THE EXERCISE: Copy out the data below from the line containing "Give me the matplotlib source for this chart." to the line containing "plt.rcParams['font.family'] = ['Liberation", both lines included, with all images left out.

+++ PROVIDED ENTRIES +++

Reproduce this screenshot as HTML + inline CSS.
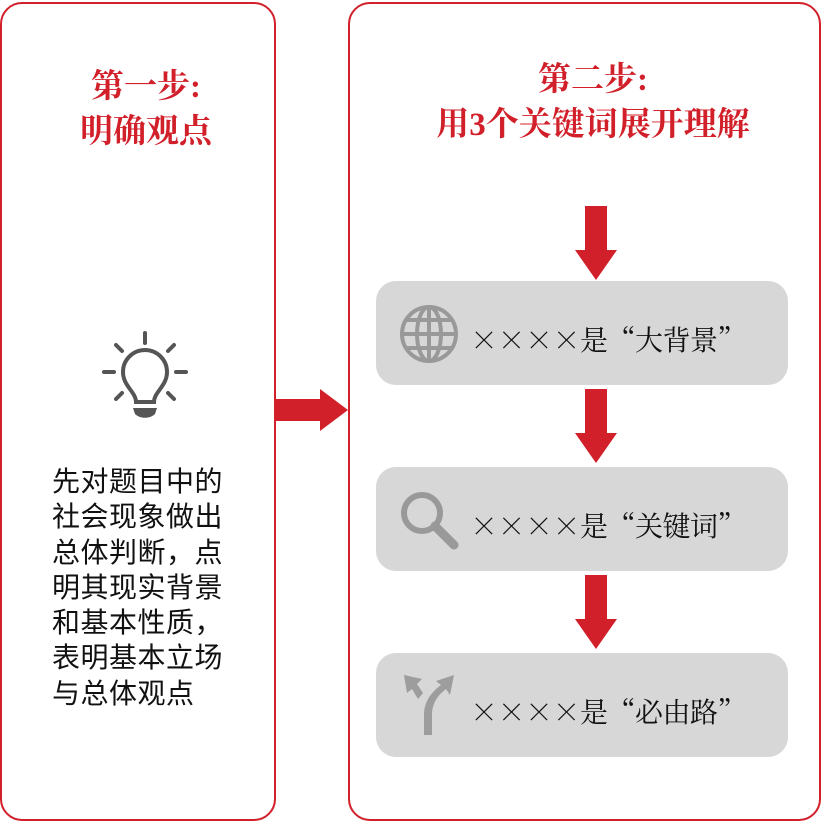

+++
+++ PROVIDED ENTRIES +++

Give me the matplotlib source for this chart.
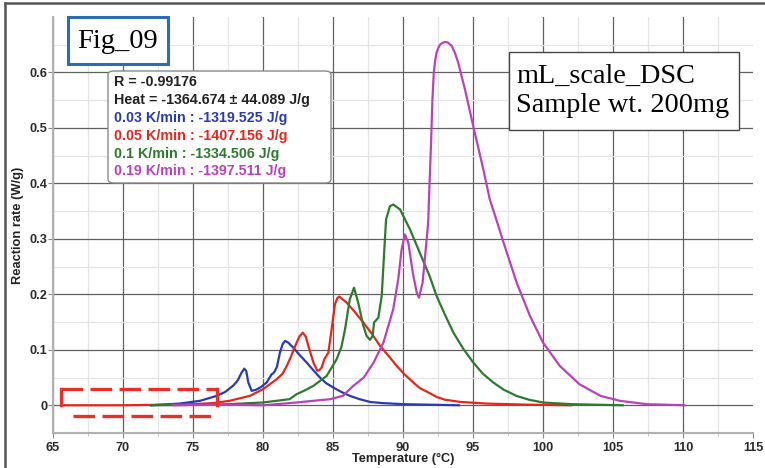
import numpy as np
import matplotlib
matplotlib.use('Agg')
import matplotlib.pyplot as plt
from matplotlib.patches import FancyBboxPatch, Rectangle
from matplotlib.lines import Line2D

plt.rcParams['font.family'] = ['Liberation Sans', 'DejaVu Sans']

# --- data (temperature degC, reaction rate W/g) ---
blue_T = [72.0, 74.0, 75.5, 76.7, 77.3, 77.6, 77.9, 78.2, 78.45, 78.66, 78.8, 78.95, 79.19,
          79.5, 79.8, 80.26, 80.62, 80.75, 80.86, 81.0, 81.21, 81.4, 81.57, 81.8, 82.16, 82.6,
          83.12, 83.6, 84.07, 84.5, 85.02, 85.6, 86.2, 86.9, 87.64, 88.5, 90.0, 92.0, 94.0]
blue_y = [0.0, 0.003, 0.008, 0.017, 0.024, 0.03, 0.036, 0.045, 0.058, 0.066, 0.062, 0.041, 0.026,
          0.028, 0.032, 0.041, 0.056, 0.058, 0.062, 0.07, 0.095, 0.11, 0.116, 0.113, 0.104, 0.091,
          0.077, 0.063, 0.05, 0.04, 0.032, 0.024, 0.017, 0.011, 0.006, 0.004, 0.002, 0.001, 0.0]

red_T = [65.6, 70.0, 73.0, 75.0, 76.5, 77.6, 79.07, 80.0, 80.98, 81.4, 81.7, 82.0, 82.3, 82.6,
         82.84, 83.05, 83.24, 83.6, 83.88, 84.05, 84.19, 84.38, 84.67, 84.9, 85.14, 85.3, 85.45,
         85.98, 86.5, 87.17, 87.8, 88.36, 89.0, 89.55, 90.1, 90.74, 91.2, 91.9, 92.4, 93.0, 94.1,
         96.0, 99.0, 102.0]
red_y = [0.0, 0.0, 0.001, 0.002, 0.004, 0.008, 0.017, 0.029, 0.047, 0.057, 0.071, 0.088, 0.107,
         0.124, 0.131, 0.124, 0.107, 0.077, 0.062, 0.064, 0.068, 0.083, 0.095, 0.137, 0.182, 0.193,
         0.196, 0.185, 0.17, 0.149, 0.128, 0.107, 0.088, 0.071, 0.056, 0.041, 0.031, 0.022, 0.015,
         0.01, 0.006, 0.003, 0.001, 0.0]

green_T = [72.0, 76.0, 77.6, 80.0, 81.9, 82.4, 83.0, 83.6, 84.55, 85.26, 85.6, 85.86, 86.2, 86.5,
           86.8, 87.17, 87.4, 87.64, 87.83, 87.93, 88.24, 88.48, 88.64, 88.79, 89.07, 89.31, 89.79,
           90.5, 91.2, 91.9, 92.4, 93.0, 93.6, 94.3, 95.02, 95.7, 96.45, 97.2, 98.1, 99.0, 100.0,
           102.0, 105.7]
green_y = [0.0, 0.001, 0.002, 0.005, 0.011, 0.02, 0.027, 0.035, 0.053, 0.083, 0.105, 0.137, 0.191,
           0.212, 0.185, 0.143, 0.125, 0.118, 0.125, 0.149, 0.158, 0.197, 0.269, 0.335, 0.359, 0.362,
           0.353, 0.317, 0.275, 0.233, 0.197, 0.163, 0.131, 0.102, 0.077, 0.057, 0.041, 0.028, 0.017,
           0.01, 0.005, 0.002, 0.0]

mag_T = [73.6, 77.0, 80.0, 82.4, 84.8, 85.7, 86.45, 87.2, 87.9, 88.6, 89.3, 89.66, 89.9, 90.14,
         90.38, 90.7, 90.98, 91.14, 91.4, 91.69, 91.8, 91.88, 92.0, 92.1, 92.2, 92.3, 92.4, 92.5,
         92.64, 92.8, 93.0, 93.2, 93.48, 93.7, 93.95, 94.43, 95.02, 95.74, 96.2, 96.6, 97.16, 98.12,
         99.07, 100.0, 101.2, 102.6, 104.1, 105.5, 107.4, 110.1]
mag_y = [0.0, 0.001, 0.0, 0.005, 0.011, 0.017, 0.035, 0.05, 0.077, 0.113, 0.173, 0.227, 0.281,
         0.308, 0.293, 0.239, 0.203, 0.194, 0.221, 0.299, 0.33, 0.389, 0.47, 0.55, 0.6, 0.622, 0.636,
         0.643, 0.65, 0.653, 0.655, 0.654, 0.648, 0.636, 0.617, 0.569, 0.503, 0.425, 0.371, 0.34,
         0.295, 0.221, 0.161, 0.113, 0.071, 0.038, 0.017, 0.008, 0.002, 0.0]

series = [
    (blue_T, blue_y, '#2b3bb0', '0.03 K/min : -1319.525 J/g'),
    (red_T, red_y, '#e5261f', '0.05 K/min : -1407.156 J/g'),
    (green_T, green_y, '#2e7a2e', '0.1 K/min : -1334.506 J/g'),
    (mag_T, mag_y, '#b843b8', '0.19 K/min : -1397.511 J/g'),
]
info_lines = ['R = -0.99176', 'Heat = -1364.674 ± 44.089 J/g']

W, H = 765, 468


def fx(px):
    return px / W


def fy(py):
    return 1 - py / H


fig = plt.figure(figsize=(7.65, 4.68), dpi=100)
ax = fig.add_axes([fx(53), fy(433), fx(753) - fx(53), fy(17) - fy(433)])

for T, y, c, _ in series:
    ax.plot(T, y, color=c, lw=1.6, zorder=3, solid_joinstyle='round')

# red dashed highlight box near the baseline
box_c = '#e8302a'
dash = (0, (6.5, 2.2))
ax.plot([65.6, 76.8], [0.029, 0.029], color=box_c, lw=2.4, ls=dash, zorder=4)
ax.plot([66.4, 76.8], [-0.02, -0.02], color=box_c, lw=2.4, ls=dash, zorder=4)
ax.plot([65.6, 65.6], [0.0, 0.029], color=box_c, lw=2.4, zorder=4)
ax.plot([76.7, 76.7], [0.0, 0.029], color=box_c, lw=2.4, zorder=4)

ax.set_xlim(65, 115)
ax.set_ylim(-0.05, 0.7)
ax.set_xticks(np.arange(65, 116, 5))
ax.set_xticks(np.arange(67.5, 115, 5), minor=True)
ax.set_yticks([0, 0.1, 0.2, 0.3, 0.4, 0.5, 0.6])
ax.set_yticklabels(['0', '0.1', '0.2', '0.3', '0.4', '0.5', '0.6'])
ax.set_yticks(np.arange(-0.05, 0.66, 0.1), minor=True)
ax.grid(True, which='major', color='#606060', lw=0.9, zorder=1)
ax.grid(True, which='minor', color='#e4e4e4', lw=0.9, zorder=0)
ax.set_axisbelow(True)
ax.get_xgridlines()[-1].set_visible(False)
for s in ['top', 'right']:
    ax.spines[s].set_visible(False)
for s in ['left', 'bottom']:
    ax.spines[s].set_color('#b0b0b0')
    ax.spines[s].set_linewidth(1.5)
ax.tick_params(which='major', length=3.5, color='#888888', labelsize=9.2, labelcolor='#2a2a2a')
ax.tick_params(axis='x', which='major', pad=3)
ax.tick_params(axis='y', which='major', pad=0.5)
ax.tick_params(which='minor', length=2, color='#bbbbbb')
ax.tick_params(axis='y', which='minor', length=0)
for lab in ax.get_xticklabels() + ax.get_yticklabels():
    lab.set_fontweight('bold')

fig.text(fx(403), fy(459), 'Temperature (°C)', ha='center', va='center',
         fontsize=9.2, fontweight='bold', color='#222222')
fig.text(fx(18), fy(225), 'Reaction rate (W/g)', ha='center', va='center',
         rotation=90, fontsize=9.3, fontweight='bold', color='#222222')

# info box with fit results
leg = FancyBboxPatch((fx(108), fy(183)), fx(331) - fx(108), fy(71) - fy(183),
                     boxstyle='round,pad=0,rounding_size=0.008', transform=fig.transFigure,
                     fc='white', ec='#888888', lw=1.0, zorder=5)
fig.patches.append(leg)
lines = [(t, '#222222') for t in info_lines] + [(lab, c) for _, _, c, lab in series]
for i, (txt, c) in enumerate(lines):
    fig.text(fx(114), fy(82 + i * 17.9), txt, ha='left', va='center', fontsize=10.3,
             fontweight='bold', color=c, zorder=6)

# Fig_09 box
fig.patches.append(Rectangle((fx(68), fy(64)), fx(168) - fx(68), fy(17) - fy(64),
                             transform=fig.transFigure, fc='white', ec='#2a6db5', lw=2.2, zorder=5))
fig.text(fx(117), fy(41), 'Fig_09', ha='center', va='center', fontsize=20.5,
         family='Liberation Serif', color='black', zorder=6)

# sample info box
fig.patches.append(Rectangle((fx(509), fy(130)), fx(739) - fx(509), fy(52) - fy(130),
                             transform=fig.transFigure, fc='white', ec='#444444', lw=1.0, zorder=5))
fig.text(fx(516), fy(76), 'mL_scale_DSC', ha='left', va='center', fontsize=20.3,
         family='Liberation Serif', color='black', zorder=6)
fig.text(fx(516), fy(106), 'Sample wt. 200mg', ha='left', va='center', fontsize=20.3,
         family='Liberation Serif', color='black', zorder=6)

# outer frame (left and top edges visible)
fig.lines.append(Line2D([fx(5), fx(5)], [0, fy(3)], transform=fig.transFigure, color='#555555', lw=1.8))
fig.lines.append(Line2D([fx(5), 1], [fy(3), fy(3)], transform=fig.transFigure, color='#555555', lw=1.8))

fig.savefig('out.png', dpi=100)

+++
+++ PROVIDED ENTRIES +++

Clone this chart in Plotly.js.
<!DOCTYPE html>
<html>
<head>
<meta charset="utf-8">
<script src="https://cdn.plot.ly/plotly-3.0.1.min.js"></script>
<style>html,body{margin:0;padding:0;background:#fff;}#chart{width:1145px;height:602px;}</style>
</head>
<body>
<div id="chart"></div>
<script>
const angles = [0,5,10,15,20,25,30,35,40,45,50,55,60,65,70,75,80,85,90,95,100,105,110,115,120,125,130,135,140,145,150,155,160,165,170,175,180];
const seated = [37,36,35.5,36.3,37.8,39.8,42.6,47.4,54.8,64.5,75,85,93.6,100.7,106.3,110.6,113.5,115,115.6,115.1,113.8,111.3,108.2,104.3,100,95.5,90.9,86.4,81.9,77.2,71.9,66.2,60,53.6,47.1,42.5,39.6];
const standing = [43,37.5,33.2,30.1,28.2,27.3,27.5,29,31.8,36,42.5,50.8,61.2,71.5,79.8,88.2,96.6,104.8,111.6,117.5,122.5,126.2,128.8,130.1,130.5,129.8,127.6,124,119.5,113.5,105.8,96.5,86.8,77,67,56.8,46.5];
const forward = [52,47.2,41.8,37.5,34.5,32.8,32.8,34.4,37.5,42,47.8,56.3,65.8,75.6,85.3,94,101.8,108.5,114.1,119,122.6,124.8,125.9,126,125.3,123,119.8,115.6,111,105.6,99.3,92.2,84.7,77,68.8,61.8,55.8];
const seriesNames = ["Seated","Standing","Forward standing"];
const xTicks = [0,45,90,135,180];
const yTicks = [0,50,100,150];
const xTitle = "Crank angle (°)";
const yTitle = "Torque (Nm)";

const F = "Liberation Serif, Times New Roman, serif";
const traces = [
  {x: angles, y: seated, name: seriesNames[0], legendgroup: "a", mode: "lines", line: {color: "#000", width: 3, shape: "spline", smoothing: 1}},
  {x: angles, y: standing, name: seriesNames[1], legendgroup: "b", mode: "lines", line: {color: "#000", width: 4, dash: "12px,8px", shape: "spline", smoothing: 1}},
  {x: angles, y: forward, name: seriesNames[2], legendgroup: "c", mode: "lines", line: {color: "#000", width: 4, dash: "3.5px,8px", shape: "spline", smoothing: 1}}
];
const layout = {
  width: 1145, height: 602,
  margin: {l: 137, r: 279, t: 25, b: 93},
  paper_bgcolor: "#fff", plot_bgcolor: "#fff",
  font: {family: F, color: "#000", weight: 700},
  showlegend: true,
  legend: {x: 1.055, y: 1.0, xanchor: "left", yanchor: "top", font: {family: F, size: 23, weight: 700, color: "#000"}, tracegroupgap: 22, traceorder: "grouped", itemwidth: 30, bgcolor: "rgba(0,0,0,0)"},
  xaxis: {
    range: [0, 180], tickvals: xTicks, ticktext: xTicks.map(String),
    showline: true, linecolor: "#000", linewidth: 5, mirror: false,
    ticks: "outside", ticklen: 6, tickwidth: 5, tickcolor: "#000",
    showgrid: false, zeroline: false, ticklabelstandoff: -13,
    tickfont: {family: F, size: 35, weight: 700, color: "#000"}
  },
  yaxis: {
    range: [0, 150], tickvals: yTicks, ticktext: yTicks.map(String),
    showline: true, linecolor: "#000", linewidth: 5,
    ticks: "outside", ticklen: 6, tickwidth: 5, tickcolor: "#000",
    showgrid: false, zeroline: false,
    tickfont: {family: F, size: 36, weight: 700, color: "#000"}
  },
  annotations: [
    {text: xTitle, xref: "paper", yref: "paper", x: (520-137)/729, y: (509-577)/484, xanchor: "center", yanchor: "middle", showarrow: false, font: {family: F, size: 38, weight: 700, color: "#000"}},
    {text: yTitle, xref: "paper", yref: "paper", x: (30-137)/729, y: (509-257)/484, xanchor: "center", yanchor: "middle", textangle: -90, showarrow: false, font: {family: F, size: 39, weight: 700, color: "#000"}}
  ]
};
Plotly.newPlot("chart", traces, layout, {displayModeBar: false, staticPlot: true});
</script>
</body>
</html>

+++

THE RESULT:
Give me the matplotlib source for this chart.
import numpy as np
import matplotlib
matplotlib.use('Agg')
import matplotlib.pyplot as plt
from matplotlib.patches import FancyBboxPatch, Rectangle
from matplotlib.lines import Line2D

plt.rcParams['font.family'] = ['Liberation Sans', 'DejaVu Sans']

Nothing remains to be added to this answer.